Ce modèle, s’il venait à être appliquée, pourrait sauver l’intégration sous régionale et garantir la continuité des échanges économiques entre la CEDEAO et les pays de l’AES, a-t-il martelé en citant l’exemple de la démarche du Sénégal et du Mali qui coopèrent dans le cadre de patrouilles mixtes permettant d’assurer la sécurité dans la zone frontalière commune.
Il a ainsi souligné la nécessité pour les autres pays de la sous-région de s’inspirer de ce modèle de coopération, partant de la forte volonté d’intégration des peuples de la région.
Cela a sans doute déterminé le choix des pays de l’AES de ne pas enfreindre la liberté de circulation des ressortissants de la CEDEAO, tout comme celui de l’organisation communautaire de ne pas imposer de restrictions de mouvements ou de mobilité aux Burkinabé, Maliens et Nigériens.
‘’Les pays sont assez conscients de leurs intérêts’’
‘’Je pense que la volonté de rester dans le cadre de l’intégration sous régionale même en dehors du cadre de la CEDEAO est une volonté partagée entre les deux entités’’, croit savoir l’universitaire.
Tout dépendra, a-t-il relevé, de l’intelligence d’esprit des responsables des différents Etats appelés à ériger des ponts et développer des alternatives pouvant permettre de maintenir la possibilité d’échanges économiques.
Bakary Sambe a par ailleurs salué la décision des pays de l’AES de se maintenir pour le moment dans l’espace de l’Union économique et monétaire ouest-africaine (UEMOA), dont les cadres de coopération ont jusque-là permis de ne pas trop souffrir de ces départs.

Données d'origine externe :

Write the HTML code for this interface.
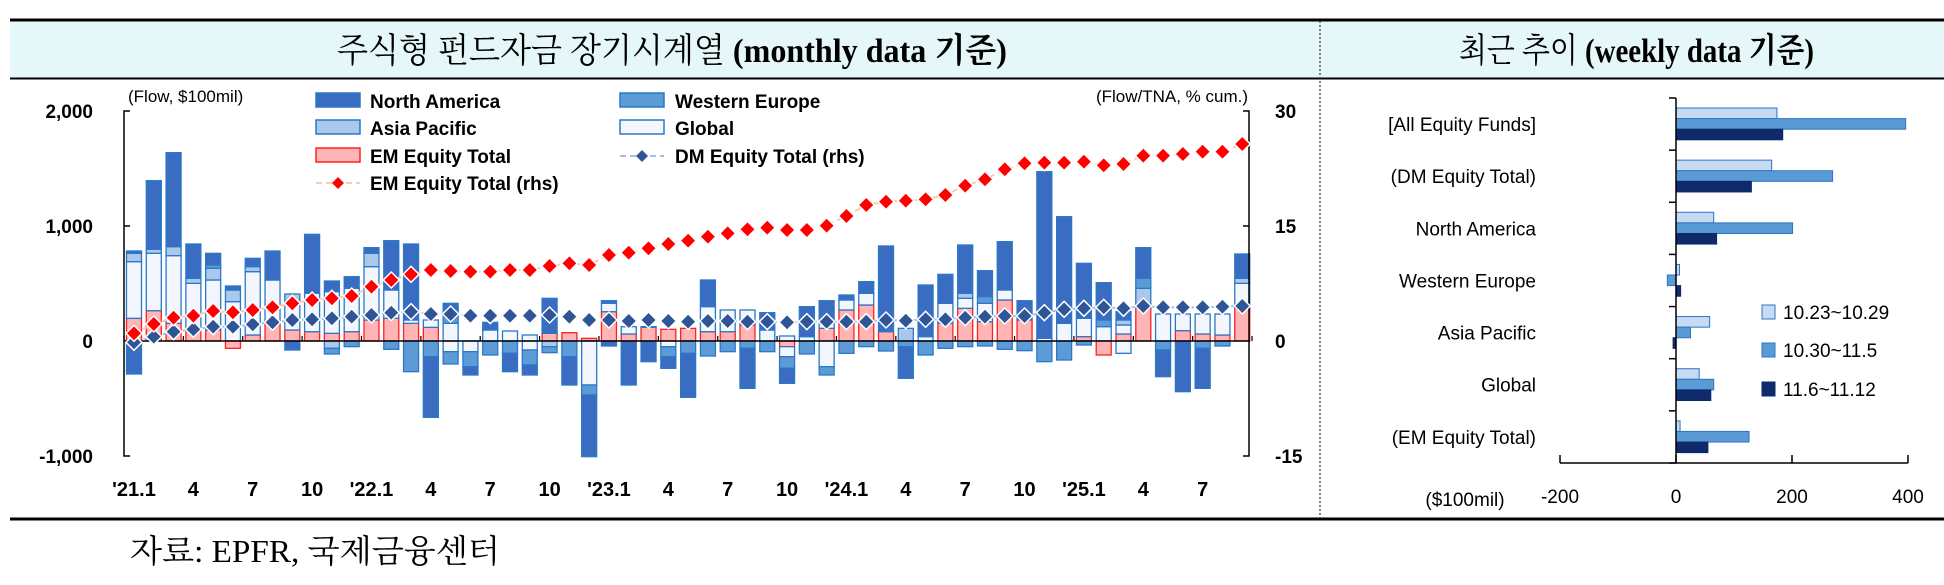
<!DOCTYPE html>
<html><head><meta charset="utf-8"><style>
html,body{margin:0;padding:0;background:#fff;}
svg{display:block;}
</style></head><body>
<svg id="s" xmlns="http://www.w3.org/2000/svg" width="1944" height="585" viewBox="0 0 1944 585">
<rect x="0" y="0" width="1944" height="585" fill="#fff"/>
<rect x="10" y="21" width="1934" height="57" fill="#e5f7f8"/>
<line x1="10" y1="20" x2="1944" y2="20" stroke="#000" stroke-width="3"/>
<line x1="10" y1="78.5" x2="1944" y2="78.5" stroke="#000" stroke-width="2"/>
<line x1="10" y1="519" x2="1944" y2="519" stroke="#000" stroke-width="3"/>
<line x1="1320" y1="21" x2="1320" y2="518" stroke="#333" stroke-width="1.2" stroke-dasharray="2,2"/>
<text x="337" y="62" font-family="Liberation Serif, Noto Serif CJK SC, serif" font-size="34" textLength="670" lengthAdjust="spacingAndGlyphs">주식형 펀드자금 장기시계열 <tspan font-weight="bold">(monthly data 기준)</tspan></text>
<text x="1459" y="62" font-family="Liberation Serif, Noto Serif CJK SC, serif" font-size="34" textLength="355" lengthAdjust="spacingAndGlyphs">최근 추이 <tspan font-weight="bold">(weekly data 기준)</tspan></text>
<text x="130" y="562" font-family="Liberation Serif, Noto Serif CJK SC, serif" font-size="32" textLength="370" lengthAdjust="spacingAndGlyphs">자료: EPFR,  국제금융센터</text>
<g id="L"></g>
<g id="R"></g>
</svg>
<script>
const NS="http://www.w3.org/2000/svg";
function el(p,t,a,txt){const e=document.createElementNS(NS,t);for(const k in a)e.setAttribute(k,a[k]);if(txt!==undefined)e.textContent=txt;p.appendChild(e);return e;}
const L=document.getElementById('L'),R=document.getElementById('R');
const F="Liberation Sans, sans-serif";
// left chart
const y0=341, Y=v=>y0-v*0.115;
const col={E:'#ffb5b5',G:'#f3f7fd',A:'#a9c8eb',W:'#5d9bd6',N:'#3a6cc2'};
const stk={E:'#ff2020',G:'#2a78c8',A:'#2a78c8',W:'#2a78c8',N:'#2a78c8'};
const D=[
"E685,G515,A490,N483|N852","E662,G490,A478,N272|","E700,G497,A470,N188|","E720,G580,A565,N462|","E720,G570,A535,W525,N490|",
"G635,A600,N588|E775","E735,G545,A530,N505|","E700,G570,N483|","E720,G640,A612|N780","E725,G610,N433|",
"E730,G605,N573|A775,W792","E725,G595,N560|W770","E690,G530,A490,N473|","E685,G600,N452|W778","E700,G690,N462|W845",
"E712,G690|W800,N982","G700,W660,N640|G785,W822","|G785,W830,N855","G720,N697|W795","G723|W790,N845",
"G735|G780,W825,N855","E730,N625|A770,W788","E728|W800,N885","E745|G885,W915,N1100","E665,G640,N632|N768",
"E732,G710|N885","E712,G710|N815","E718|G770,W800,N835","E715|W790,N922","E725,G650,N570|W798",
"E725,G660|W785","E705,G660|W775,N895","G720,N668|W785","G738|E770,G800,W835,N880","G740,N650|W792",
"E715,G700,N632|G830,W855","E660,G630,N615|W790","E645,G610,N575|W770","E725,N468|W783","A715|W770,N865",
"G740,N585|W795","E700,G640,N553|W775","E655,G625,A610,N465|W770","E695,G640,W620,N542|W768","E630,G600,N455|W778",
"E690,N632|W782","G745,N245|W815","G700,N380|W810","E740,G685,N520|W765","G710,W690,N578|E795",
"E732,G705,A690,N665|G790","E655,A595,W565,N473|","G672|W780,N860","E722,G672|N905","E732,G672|W775,N895",
"E735,G672|W768","E655,G580,A565,N492|"];
const cx=i=>134+19.79*i, yz=z=>90+z/3;
D.forEach((s,i)=>{const [p,n]=s.split('|');let prev=y0;
 if(p)p.split(',').forEach(t=>{const k=t[0],y=yz(+t.slice(1));el(L,'rect',{x:cx(i)-7.5,y:y,width:15,height:prev-y,fill:col[k],stroke:stk[k],'stroke-width':1.3});prev=y;});
 prev=y0;
 if(n)n.split(',').forEach(t=>{const k=t[0],y=yz(+t.slice(1));el(L,'rect',{x:cx(i)-7.5,y:prev,width:15,height:y-prev,fill:col[k],stroke:stk[k],'stroke-width':1.3});prev=y;});
});
// zero line & axes
el(L,'line',{x1:124,y1:y0,x2:1250,y2:y0,stroke:'#000','stroke-width':1.5});
for(let i=0;i<=57;i+=3){const x=124+19.79*i;el(L,'line',{x1:x,y1:y0,x2:x,y2:y0-5,stroke:'#000','stroke-width':1.2});}
el(L,'path',{d:'M130 111 H124 V456 H130',fill:'none',stroke:'#000','stroke-width':1.5});
el(L,'line',{x1:124,y1:226,x2:130,y2:226,stroke:'#000','stroke-width':1.5});
el(L,'path',{d:'M1243 111 H1249 V456 H1243',fill:'none',stroke:'#000','stroke-width':1.5});
el(L,'line',{x1:1243,y1:226,x2:1249,y2:226,stroke:'#000','stroke-width':1.5});
[['2,000',111],['1,000',226],['0',341],['-1,000',456]].forEach(a=>el(L,'text',{x:93,y:a[1]+7,'text-anchor':'end','font-family':F,'font-size':19,'font-weight':'bold'},a[0]));
[['30',111],['15',226],['0',341],['-15',456]].forEach(a=>el(L,'text',{x:1275,y:a[1]+7,'font-family':F,'font-size':19,'font-weight':'bold'},a[0]));
el(L,'text',{x:128,y:102,'font-family':F,'font-size':17},'(Flow, $100mil)');
el(L,'text',{x:1248,y:102,'text-anchor':'end','font-family':F,'font-size':17},'(Flow/TNA, % cum.)');
const lab=["'21.1","4","7","10","'22.1","4","7","10","'23.1","4","7","10","'24.1","4","7","10","'25.1","4","7"];
lab.forEach((t,j)=>el(L,'text',{x:cx(j*3),y:496,'text-anchor':'middle','font-family':F,'font-size':20,'font-weight':'bold'},t));
// lines
const EM=[730,702,683,677,663,667,660,652,640,630,625,618,590,570,553,540,543,545,545,540,540,528,520,525,495,488,475,462,452,440,430,418,413,420,420,407,378,345,335,332,328,315,287,268,238,220,218,218,215,226,222,197,197,192,185,185,162];
const DM=[757,740,725,718,710,710,703,697,690,688,685,680,675,668,665,672,672,677,677,677,677,675,680,690,690,693,690,693,695,693,693,695,695,697,695,695,695,695,690,692,688,688,683,680,678,678,668,658,655,652,655,648,652,652,652,650,648];
function series(arr,lc,fc,sz){el(L,'polyline',{points:arr.map((v,i)=>cx(i)+','+yz(v)).join(' '),fill:'none',stroke:lc,'stroke-width':2,'stroke-dasharray':'6,4'});
 arr.forEach((v,i)=>{const x=cx(i),y=yz(v);el(L,'path',{d:`M${x} ${y-sz}L${x+sz} ${y}L${x} ${y+sz}L${x-sz} ${y}Z`,fill:fc,stroke:'#fff','stroke-width':1.5});});}
series(DM,'#9dc3e6','#2f5597',8);
series(EM,'#f8cbad','#ff0000',8);
// legend
function sw(x,y,k){el(L,'rect',{x:x,y:y-8,width:44,height:14,fill:col[k],stroke:stk[k],'stroke-width':1.5});}
const lf={'font-family':F,'font-size':19,'font-weight':'bold'};
sw(316,101,'N');el(L,'text',Object.assign({x:370,y:108},lf),'North America');
sw(316,128,'A');el(L,'text',Object.assign({x:370,y:135},lf),'Asia Pacific');
sw(316,156,'E');el(L,'text',Object.assign({x:370,y:163},lf),'EM Equity Total');
el(L,'line',{x1:316,y1:183,x2:360,y2:183,stroke:'#f8cbad','stroke-width':2,'stroke-dasharray':'6,4'});
el(L,'path',{d:'M338 177L344 183L338 189L332 183Z',fill:'#ff0000'});
el(L,'text',Object.assign({x:370,y:190},lf),'EM Equity Total (rhs)');
sw(620,101,'W');el(L,'text',Object.assign({x:675,y:108},lf),'Western Europe');
sw(620,128,'G');el(L,'text',Object.assign({x:675,y:135},lf),'Global');
el(L,'line',{x1:620,y1:156,x2:664,y2:156,stroke:'#9dc3e6','stroke-width':2,'stroke-dasharray':'6,4'});
el(L,'path',{d:'M642 150L648 156L642 162L636 156Z',fill:'#2f5597'});
el(L,'text',Object.assign({x:675,y:163},lf),'DM Equity Total (rhs)');
// right chart
const X0=1676, XV=v=>X0+v*0.58;
const cats=['[All Equity Funds]','(DM Equity Total)','North America','Western Europe','Asia Pacific','Global','(EM Equity Total)'];
const vals=[[174,396,184],[165,270,130],[65,201,70],[6,-15,8],[58,25,-5],[40,65,60],[7,126,55]];
const rc=['#c6daf2','#5b9bd5','#0e2a6b'];
cats.forEach((c,i)=>{const t=98+52.14*i;
 vals[i].forEach((v,j)=>{const y=t+10+j*10.6;const x1=Math.min(X0,XV(v)),w=Math.abs(XV(v)-X0);
  el(R,'rect',{x:x1,y:y,width:Math.max(w,1.5),height:10.6,fill:rc[j],stroke:j==2?'#0e2a6b':'#2e75c6','stroke-width':1});});
 el(R,'text',{x:1536,y:t+33,'text-anchor':'end','font-family':F,'font-size':19},c);
});
el(R,'line',{x1:X0,y1:98,x2:X0,y2:463,stroke:'#000','stroke-width':1.5});
for(let i=0;i<=7;i++){const y=98+52.14*i;el(R,'line',{x1:X0-7,y1:y,x2:X0,y2:y,stroke:'#000','stroke-width':1.5});}
el(R,'line',{x1:1560,y1:463,x2:1908,y2:463,stroke:'#000','stroke-width':1.5});
[-200,0,200,400].forEach(v=>{el(R,'line',{x1:XV(v),y1:455,x2:XV(v),y2:463,stroke:'#000','stroke-width':1.5});
 el(R,'text',{x:XV(v),y:503,'text-anchor':'middle','font-family':F,'font-size':19},String(v));});
el(R,'text',{x:1465,y:506,'text-anchor':'middle','font-family':F,'font-size':19},'($100mil)');
[['10.23~10.29',312],['10.30~11.5',350],['11.6~11.12',389]].forEach((a,j)=>{
 el(R,'rect',{x:1762,y:a[1]-7,width:13,height:14,fill:rc[j],stroke:j==2?'#0e2a6b':'#2e75c6','stroke-width':1});
 el(R,'text',{x:1783,y:a[1]+7,'font-family':F,'font-size':19},a[0]);});
</script>
</body></html>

Il n’a, cependant, pas manqué de prévenir contre d’éventuelles difficultés économiques si les Etats de l’AES décidaient de sortir du Franc CFA à l’image de ce qu’ils ont récemment déjà fait avec l’Organisation internationale de la Francophonie (OIF).
‘’Mais je ne crois pas qu’ils iront jusque-là, car les pays sont assez conscients de leurs intérêts pour le moment. Ils ont quitté l’organisation sous régionale, mais sont conscients du rôle important de l’UEMOA”, a souligné Bakary Sambe.